Freshwater Wave

Pacific Ocean
Photo: David Orias

Growing up in California, which has always been a place of regular droughts, one of the first things you learn is that water can be a precious commodity. One of the things you don’t always learn is how to use it wisely. There always seems to be either too much, too little, it’s just not in the right place at the right time, but ingrained habits of overuse are hard to put aside.

Water conflicts have been a part of life in California from the earliest days. The water from the northern lakes and reservoirs has been used to irrigate the agriculture industry, grow the cities and industry, provide power and drinking water. A state of over 30 million inhabitants, the 5th largest supplier of food in the world. Reclaimed water, i.e. treated wastewater, has already been in use for irrigation in some areas since the 1930s.

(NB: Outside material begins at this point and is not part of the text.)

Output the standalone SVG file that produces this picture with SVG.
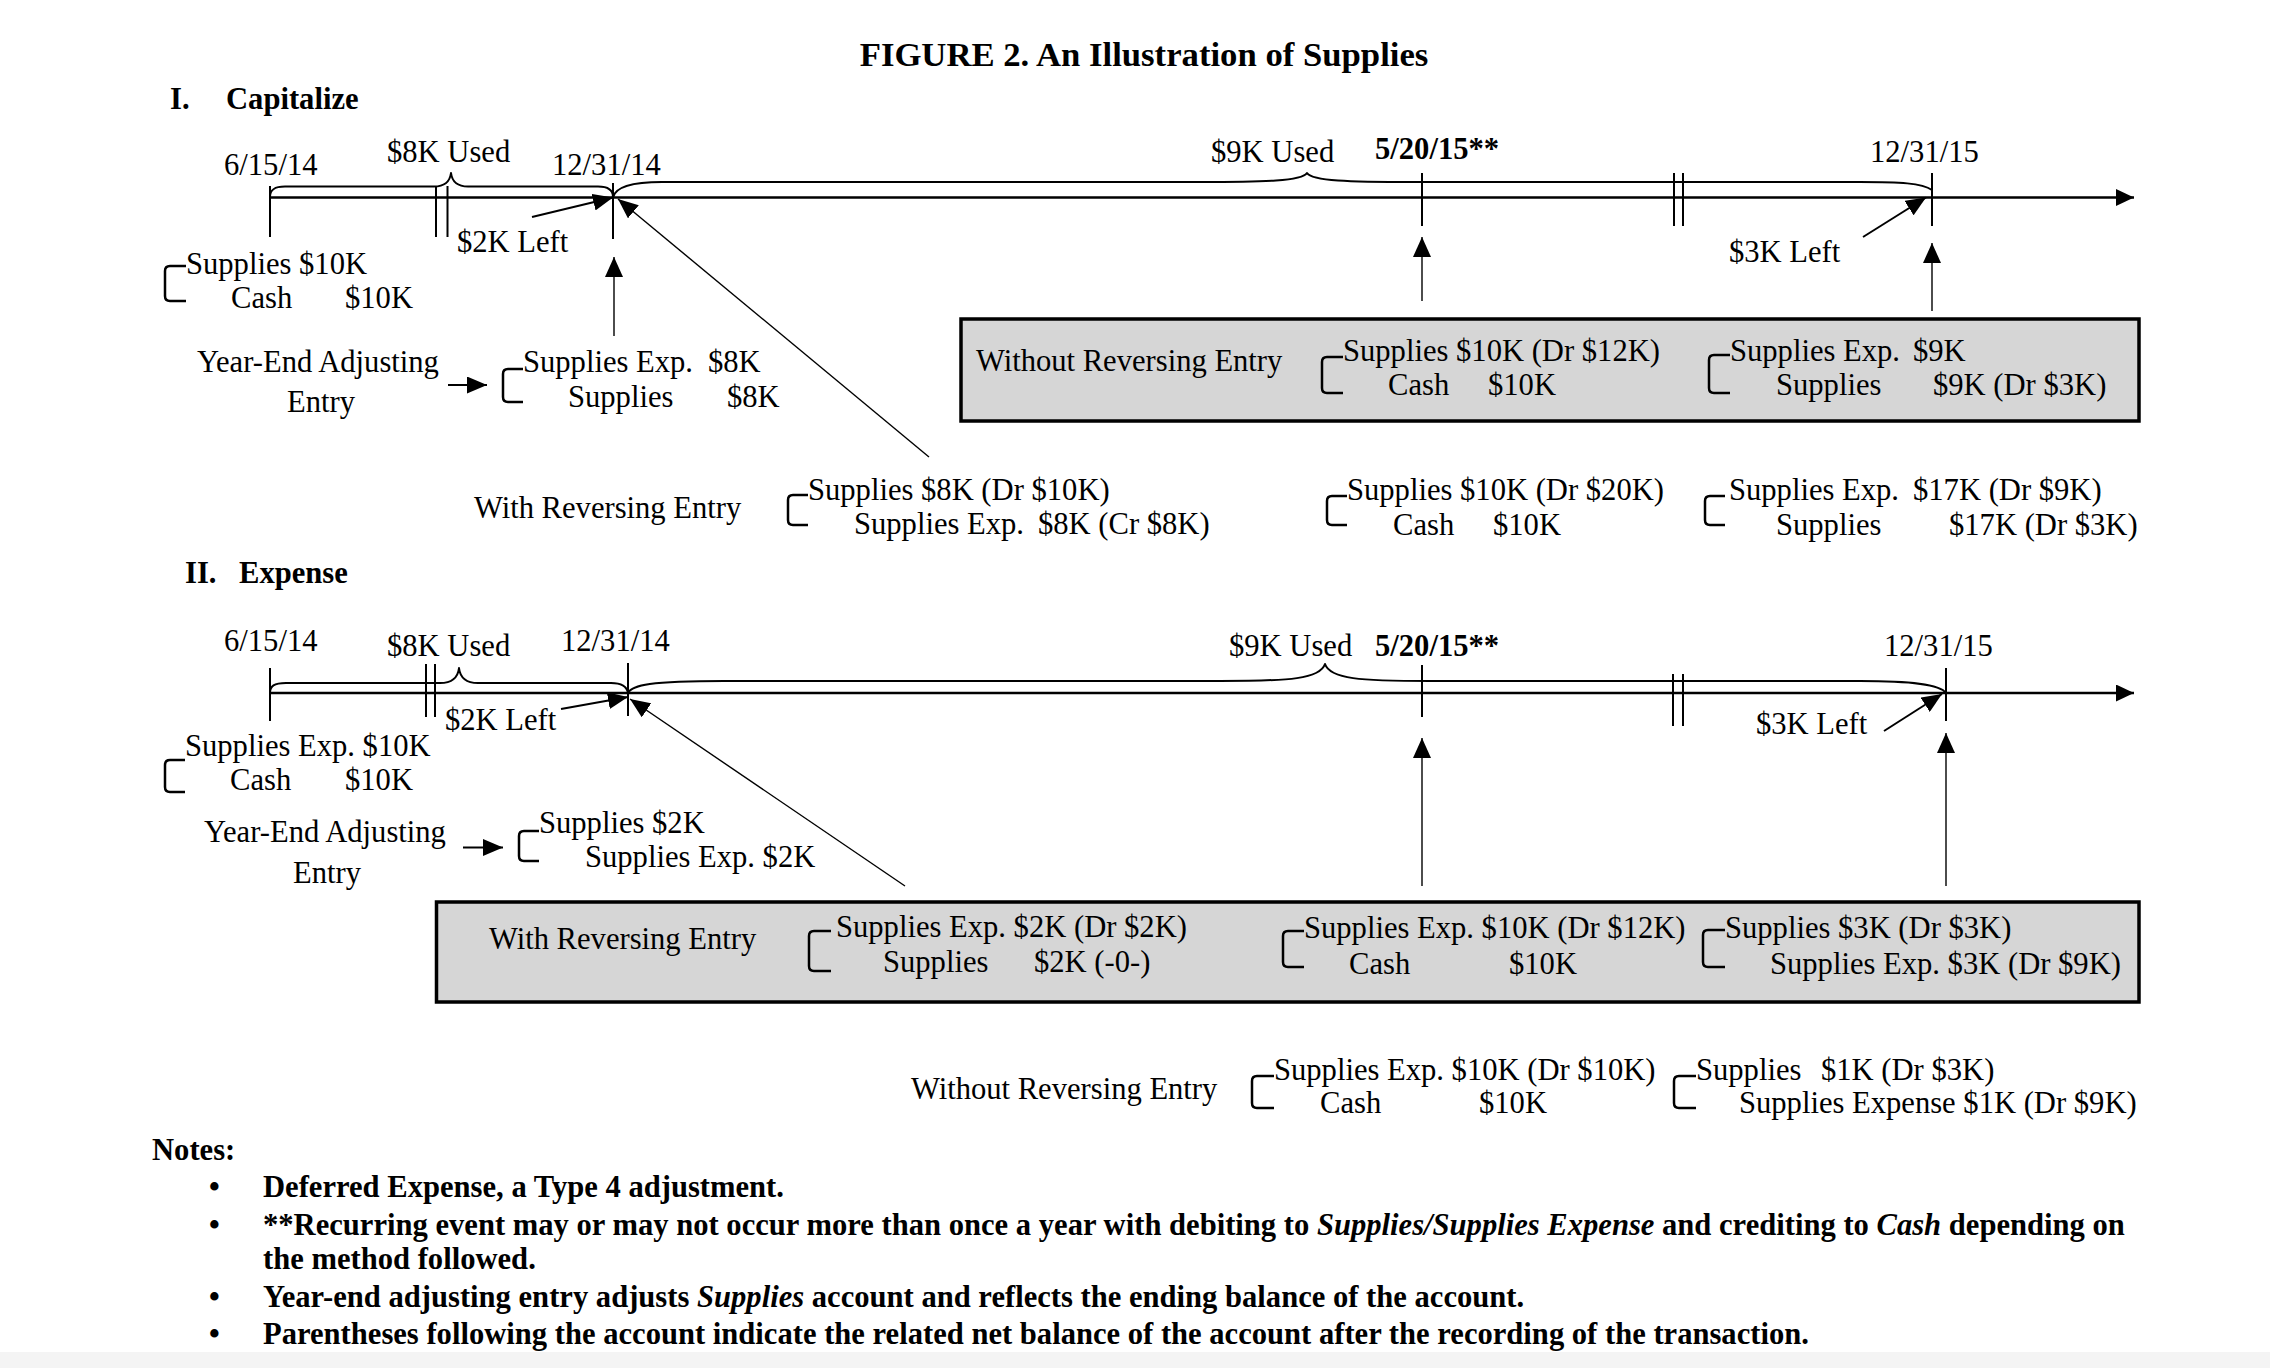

Over the past few decades, the water challenges have only increased as agricultural use pollutes groundwater, lakes run low, and the competition for the resource only becomes more fierce.

The state’s governor has just signed in a number of bills meant to address these problems, and has proposed consolidating all water issues under a single entity, a state Water Resources Board. One of theĀ  keys to ensuring long-term water access, according to Brown, will be the efficient and affordable recycling of wastewater into drinkable water.

Technically, of course, all freshwater on Earth is recycled water. The terms recycled and reclaimed water refer to wastewater that has been treated in a facility to meet a certain standard and directed towards specific uses rather than simply discharged into surface waters like rivers or oceans to let the hydrosphere take care of things.

Even though direct recycling of sewage into potable water without the intermediate step of depositing that water in a lake or reservoir is already being test-run elsewhere, I imagine it will require overcoming both technical and psychological hurdles in the United States.

At the same time, given the long history of water challenges in California and throughout North America, it’s a little surprising it’s taken so long to start having this discussion in earnest.